#### EXERCISE INSTRUCTIONS
Leaving out the pictures, retype the lines from the beginning of the listing through the line containing "0.886, 0.978, 1.0]".
-----
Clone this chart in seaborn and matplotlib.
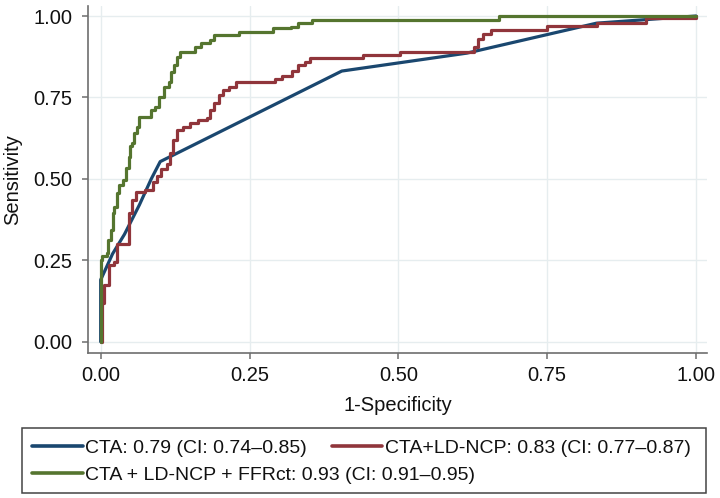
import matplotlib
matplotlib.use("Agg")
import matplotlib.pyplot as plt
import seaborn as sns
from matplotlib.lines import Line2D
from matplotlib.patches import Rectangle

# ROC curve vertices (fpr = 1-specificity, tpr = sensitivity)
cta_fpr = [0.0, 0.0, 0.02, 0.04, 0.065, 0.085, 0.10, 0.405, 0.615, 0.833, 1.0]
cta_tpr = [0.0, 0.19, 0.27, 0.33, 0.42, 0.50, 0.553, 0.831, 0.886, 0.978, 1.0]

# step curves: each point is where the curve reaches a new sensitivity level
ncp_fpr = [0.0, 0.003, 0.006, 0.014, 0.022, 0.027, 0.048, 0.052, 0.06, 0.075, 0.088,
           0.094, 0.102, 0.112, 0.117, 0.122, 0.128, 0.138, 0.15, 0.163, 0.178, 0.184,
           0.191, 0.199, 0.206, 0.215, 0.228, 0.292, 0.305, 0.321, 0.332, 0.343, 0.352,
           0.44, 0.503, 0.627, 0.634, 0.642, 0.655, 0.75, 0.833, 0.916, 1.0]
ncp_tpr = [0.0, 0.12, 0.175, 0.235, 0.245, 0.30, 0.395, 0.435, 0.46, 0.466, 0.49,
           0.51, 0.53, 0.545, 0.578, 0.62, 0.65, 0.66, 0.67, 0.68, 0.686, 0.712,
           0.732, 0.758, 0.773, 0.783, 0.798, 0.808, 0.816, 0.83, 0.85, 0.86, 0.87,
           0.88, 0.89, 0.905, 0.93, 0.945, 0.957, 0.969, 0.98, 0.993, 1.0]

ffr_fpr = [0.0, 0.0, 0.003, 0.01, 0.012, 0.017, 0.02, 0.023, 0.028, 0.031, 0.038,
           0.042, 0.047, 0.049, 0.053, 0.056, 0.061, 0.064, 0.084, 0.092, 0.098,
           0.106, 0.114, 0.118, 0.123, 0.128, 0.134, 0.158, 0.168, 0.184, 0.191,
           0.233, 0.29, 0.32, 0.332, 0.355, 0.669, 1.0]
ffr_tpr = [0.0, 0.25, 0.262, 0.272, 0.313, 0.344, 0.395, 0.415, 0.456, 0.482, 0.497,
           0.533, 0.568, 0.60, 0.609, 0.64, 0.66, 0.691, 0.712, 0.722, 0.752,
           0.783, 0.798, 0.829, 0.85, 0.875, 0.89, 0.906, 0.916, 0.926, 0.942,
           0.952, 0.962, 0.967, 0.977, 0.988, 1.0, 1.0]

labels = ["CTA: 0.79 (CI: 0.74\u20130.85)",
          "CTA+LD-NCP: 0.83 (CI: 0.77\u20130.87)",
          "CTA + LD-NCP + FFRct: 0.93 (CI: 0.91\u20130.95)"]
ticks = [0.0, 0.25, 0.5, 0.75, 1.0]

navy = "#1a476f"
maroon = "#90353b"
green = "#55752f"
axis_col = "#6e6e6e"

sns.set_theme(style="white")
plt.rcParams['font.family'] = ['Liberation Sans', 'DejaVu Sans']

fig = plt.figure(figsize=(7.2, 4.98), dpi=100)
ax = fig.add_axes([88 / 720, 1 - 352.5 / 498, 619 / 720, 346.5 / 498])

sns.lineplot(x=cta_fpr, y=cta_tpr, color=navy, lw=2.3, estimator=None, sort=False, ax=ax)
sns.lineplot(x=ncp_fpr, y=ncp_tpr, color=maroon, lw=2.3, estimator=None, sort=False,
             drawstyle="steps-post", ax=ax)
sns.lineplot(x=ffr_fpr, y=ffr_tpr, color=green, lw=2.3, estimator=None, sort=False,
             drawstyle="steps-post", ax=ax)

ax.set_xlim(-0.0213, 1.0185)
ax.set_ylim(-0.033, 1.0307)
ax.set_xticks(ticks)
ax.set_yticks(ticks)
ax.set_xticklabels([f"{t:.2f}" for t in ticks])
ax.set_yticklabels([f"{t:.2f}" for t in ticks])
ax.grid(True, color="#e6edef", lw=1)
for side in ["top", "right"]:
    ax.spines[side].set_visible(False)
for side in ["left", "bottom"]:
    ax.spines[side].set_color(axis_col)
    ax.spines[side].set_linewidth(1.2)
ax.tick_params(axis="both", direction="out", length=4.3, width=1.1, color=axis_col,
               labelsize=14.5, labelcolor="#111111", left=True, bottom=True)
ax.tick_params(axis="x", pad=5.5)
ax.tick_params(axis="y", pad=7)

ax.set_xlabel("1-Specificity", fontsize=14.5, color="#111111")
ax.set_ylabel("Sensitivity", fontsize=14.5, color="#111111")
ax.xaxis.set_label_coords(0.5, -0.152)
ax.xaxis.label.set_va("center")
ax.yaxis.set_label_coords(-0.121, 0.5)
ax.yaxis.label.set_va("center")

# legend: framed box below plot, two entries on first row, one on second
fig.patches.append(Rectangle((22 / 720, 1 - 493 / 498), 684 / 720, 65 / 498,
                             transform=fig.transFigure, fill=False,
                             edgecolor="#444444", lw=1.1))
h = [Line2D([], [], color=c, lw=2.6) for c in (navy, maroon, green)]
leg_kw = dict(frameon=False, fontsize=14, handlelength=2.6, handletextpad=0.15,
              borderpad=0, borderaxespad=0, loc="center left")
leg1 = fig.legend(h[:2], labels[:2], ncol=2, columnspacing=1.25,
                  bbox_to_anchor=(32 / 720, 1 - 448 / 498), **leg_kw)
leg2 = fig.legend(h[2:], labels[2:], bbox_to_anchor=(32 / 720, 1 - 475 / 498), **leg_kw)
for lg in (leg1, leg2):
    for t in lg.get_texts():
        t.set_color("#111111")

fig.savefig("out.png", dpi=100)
-----
#### SOLUTION TO THIS TASK
Clone this chart in seaborn and matplotlib.
import matplotlib
matplotlib.use("Agg")
import matplotlib.pyplot as plt
import seaborn as sns
from matplotlib.lines import Line2D
from matplotlib.patches import Rectangle

# ROC curve vertices (fpr = 1-specificity, tpr = sensitivity)
cta_fpr = [0.0, 0.0, 0.02, 0.04, 0.065, 0.085, 0.10, 0.405, 0.615, 0.833, 1.0]
cta_tpr = [0.0, 0.19, 0.27, 0.33, 0.42, 0.50, 0.553, 0.831, 0.886, 0.978, 1.0]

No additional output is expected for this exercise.